Provide only the number of lines in the data below that contain the string "file".

===== Stored data =====

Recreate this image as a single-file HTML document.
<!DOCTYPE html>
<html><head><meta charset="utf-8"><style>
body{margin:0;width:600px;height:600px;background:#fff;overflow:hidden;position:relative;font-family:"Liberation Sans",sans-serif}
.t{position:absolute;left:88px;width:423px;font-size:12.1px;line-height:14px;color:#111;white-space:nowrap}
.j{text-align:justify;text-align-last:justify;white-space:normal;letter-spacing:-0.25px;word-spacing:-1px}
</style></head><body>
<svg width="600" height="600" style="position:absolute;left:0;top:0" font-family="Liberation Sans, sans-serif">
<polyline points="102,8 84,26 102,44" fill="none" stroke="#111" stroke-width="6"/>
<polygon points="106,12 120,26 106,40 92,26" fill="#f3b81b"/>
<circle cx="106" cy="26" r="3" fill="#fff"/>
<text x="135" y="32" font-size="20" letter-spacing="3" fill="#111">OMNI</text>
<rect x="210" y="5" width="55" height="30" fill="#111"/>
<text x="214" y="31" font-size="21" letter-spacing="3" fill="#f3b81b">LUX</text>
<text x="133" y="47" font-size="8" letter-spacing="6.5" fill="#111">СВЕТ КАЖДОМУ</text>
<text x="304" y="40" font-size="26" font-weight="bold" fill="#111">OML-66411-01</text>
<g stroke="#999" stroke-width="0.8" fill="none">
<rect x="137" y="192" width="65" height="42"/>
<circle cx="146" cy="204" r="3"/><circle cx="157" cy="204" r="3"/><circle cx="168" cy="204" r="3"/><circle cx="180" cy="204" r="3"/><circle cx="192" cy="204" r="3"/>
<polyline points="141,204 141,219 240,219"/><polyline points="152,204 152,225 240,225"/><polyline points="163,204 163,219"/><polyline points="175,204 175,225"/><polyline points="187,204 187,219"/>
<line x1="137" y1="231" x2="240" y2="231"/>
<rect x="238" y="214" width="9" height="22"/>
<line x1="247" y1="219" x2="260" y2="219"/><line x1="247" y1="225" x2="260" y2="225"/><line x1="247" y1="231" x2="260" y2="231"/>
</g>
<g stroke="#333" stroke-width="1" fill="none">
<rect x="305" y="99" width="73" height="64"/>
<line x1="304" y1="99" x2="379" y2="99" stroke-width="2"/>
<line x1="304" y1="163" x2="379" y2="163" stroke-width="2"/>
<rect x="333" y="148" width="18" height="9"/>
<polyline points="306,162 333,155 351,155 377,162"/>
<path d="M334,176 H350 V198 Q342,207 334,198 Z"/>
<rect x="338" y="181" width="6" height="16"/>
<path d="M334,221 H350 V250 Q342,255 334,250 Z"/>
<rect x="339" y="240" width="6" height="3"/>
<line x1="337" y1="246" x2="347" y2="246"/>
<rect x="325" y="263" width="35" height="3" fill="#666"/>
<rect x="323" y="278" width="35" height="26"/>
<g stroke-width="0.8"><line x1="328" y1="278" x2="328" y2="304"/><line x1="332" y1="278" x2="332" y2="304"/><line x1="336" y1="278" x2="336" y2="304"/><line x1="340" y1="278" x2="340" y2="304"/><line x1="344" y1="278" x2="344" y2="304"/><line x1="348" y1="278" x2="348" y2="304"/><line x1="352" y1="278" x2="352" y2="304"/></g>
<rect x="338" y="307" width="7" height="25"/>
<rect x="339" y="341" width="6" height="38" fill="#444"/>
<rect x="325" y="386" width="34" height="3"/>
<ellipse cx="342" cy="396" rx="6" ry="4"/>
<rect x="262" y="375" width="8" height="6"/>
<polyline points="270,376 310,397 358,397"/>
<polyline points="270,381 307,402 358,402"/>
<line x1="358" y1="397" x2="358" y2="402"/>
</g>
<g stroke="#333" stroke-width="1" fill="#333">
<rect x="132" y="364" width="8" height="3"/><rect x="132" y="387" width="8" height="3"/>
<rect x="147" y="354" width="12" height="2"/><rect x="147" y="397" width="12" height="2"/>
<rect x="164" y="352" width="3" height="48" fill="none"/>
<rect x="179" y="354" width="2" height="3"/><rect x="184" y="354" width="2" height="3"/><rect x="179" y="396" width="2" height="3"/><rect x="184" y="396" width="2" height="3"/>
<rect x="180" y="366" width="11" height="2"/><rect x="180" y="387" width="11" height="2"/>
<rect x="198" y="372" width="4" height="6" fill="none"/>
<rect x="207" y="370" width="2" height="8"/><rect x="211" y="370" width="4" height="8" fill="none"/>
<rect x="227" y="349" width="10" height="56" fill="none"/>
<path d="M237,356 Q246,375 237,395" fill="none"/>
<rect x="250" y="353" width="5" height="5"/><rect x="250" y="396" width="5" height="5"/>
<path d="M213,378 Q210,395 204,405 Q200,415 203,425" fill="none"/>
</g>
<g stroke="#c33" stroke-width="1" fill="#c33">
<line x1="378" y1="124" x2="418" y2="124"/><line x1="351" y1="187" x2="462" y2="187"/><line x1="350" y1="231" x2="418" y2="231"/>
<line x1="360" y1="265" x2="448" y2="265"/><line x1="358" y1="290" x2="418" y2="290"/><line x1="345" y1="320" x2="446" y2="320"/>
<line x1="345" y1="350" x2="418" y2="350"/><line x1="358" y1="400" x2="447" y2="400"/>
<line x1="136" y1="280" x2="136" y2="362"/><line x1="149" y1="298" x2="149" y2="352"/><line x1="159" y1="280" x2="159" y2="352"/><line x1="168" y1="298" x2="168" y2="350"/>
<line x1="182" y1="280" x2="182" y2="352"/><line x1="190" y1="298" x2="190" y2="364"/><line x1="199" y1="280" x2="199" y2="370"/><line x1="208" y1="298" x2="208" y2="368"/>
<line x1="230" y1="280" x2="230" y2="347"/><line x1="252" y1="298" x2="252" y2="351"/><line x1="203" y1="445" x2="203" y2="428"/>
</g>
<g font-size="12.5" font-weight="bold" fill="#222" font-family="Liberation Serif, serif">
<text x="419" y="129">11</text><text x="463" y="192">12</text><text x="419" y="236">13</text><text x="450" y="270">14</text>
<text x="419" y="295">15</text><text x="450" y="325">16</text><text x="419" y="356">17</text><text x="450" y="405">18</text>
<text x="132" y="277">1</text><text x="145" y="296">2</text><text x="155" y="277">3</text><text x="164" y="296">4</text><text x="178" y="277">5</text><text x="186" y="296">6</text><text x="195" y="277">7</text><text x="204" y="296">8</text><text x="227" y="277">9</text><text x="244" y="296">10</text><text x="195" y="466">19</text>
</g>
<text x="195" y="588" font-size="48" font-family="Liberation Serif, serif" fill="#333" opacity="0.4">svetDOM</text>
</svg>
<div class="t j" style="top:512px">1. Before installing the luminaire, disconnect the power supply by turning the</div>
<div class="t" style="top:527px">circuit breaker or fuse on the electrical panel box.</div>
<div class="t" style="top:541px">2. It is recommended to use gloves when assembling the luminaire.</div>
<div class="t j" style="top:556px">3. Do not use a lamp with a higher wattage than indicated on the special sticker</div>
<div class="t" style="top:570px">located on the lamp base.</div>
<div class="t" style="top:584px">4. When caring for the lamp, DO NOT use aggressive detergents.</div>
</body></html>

=====
===== Stored data =====

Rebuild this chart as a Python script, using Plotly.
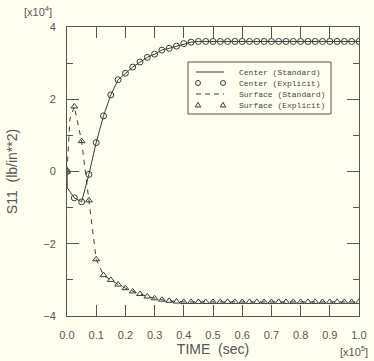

=====
===== Stored data =====

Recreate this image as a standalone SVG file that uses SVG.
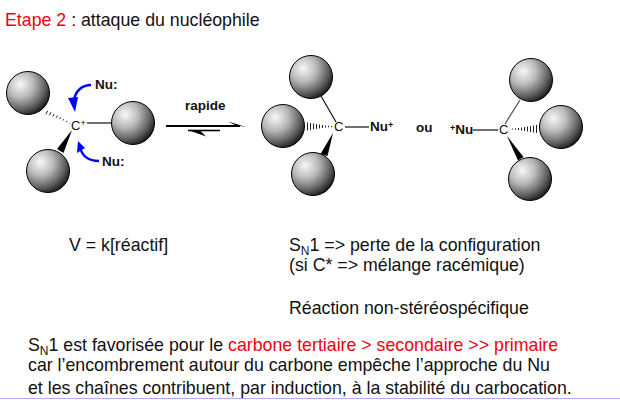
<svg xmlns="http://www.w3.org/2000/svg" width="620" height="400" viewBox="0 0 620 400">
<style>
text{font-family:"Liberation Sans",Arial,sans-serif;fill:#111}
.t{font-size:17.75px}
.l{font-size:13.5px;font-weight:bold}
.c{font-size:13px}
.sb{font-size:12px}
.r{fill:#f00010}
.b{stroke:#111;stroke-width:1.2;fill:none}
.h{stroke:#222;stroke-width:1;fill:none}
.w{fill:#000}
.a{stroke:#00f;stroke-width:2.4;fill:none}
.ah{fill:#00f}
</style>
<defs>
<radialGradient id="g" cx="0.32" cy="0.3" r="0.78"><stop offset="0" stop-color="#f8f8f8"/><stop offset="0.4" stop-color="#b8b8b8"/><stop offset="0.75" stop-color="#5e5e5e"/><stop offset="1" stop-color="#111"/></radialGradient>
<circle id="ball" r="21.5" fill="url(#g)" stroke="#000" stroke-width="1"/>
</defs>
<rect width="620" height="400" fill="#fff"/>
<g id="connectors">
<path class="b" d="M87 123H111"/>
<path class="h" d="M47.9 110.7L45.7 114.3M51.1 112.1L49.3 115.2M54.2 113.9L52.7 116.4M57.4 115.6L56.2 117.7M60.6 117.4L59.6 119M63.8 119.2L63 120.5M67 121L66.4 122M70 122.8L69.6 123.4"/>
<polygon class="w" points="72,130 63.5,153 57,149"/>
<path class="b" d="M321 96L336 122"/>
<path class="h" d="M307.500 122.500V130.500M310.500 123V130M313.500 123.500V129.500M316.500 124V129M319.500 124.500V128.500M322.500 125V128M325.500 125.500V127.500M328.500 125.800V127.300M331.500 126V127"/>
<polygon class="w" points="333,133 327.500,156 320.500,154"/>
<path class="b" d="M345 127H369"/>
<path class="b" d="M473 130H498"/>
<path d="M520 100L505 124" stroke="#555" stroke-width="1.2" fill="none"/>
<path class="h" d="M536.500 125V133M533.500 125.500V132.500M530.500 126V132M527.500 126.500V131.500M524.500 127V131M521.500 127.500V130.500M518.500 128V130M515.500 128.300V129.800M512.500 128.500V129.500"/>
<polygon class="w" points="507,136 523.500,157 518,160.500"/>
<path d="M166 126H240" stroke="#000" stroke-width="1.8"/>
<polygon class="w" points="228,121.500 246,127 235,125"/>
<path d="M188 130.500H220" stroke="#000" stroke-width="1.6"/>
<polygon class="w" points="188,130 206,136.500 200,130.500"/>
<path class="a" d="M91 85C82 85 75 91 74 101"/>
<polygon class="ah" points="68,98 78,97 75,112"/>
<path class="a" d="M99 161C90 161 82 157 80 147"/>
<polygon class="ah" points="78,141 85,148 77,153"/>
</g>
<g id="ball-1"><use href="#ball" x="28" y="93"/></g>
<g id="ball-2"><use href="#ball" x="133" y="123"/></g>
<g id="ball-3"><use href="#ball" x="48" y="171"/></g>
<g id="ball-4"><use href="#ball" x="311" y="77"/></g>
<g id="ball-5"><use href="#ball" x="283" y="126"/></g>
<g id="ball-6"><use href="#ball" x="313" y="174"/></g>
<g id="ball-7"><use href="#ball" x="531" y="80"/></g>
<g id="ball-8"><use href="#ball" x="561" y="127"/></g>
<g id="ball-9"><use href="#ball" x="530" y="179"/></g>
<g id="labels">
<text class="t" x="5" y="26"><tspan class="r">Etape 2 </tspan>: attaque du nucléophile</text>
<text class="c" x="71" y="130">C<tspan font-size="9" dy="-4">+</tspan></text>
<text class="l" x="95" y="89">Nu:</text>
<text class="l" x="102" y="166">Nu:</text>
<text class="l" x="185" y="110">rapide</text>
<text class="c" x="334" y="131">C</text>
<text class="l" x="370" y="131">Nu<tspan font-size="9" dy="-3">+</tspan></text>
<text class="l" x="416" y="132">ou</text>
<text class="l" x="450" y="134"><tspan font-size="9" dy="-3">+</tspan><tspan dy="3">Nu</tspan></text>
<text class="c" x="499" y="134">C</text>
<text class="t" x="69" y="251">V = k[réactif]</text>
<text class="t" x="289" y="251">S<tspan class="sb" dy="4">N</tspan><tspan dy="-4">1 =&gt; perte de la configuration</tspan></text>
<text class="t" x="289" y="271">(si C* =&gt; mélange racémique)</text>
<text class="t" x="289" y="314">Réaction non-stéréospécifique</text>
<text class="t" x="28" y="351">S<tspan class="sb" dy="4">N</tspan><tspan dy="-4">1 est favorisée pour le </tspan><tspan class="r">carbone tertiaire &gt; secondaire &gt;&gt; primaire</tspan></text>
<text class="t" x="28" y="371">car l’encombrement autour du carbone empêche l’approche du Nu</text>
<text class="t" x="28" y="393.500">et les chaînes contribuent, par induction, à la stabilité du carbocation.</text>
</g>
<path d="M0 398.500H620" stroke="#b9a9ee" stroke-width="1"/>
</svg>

=====

■ **Task response**: 2